Kyiv, April 7, 2016. This year Ukrainians worldwide will celebrate Vyshyvanka Day (vyshyvanka – Ukrainian national embroidered shirt – UCMC note) for the 10th time, this year the celebration will take place on May 19. “We have walked through a difficult road from misunderstanding, skeptical attitude – both to the action and to vyshyvanka itself – to the time when not only the Ukrainian people on the level of each Ukrainian’s consciousness have recognized our holiday: a little student action has turned into a great global celebration within10 years,” said Lesya Voroniuk, initiator of the action “The Global Vyshyvanka Day” at a press briefing at Ukraine Crisis Media Center.
The celebration was initiated by the students of Yuriy Fedkovych Chernivtsi National University. The idea of the action was to wear a vyshyvanka on the third Thursday in May – to the office, to school or just to go somewhere on business. The students wanted to return vyshyvanka to modern Ukrainian life – as a “talisman, a symbol and an integral part of Ukrainian culture.” Oleksandr Tkachuk, co-founder of the action, said that Vyshyvanka Day had been celebrated in 38 countries the previous year – mainly in the countries with the largest Ukrainian diaspora – and on a massive scale throughout Ukraine. Now activists are dreaming to achieve recognition of this holiday nationwide. “We appealed to the President of Ukraine last year and this year we appeal again for approving the third Thursday in May as a Global Vyshyvanka Day,” noted Ms. Voroniuk.
This year, the basic idea of the action remains the same, but some other events are also planned: a great group photo in vyshyvankas in Independence Square, as it was last year, and “dressing” the most famous Kyiv monuments in vyshyvankas. “We also want to make an interactive lecture hall at the subway stations, where activists dressed in Ukrainian costumes will present and tell interesting facts about vyshyvanka,” said Iryna Chorna, co-organizer of the action. Additionally, they will conduct an action “Born in vyshyvankas,” which has been repeatedly held in Chernivtsi. “We come to a maternity home and present the newborns with vyshyvankas. Later, they are even baptized in them,” explained Ms. Voroniuk. “This year we are announcing this action throughout Ukraine. Together with the Corporation of cities we have bought vyshyvankas for three regions – Kyiv, Lviv and Chernivtsi.”
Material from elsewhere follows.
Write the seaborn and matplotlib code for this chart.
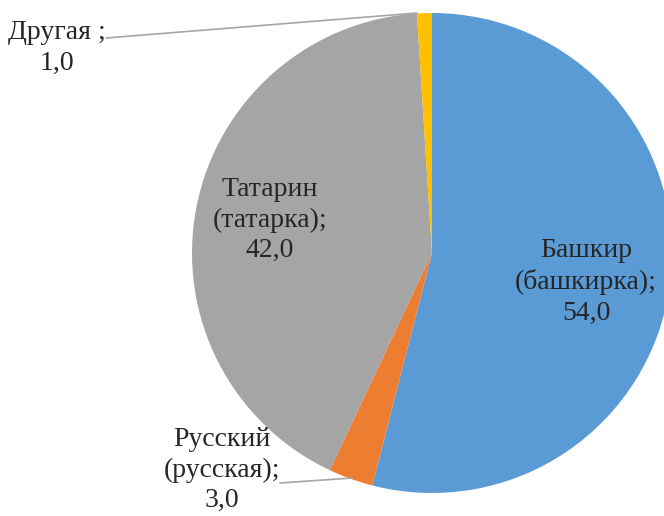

Mr. Tkachuk also said that on May 12 Kyiv will host a premiere of film “Heritage of the Nation” – the first feature-length documentary about the vyshyvanka. “The film consists of two parts – ethnographic, where we talk about the vyshyvanka features and beliefs and traditions related to it, as well as people’s stories showing that vyshyvanka is not just a thing, but much more, a symbol which has been kept and passed on from generation to generation,” said Mr. Tkachuk. Thus, the film inextricably intertwines the history of vyshyvanka with historical chronicles, especially from the period when a vyshyvanka in the house testified to “dangerous” ideological beliefs. Bitter, and yet inspiring stories – from the era of Stalinist repressions to similar situations after unrest started in the east in the spring of 2014 – say the direct witnesses to the audience. The activists have been working on the film since August 2015. They have traveled through all ethnographic regions of Ukraine and communicated with the masters. Representatives of the Ukrainian diaspora from 5 countries also shared their evidence. According to Mr. Tkachuk, the show will also take place in Lviv, Chernivtsi and abroad – in the countries with the largest Ukrainian diaspora.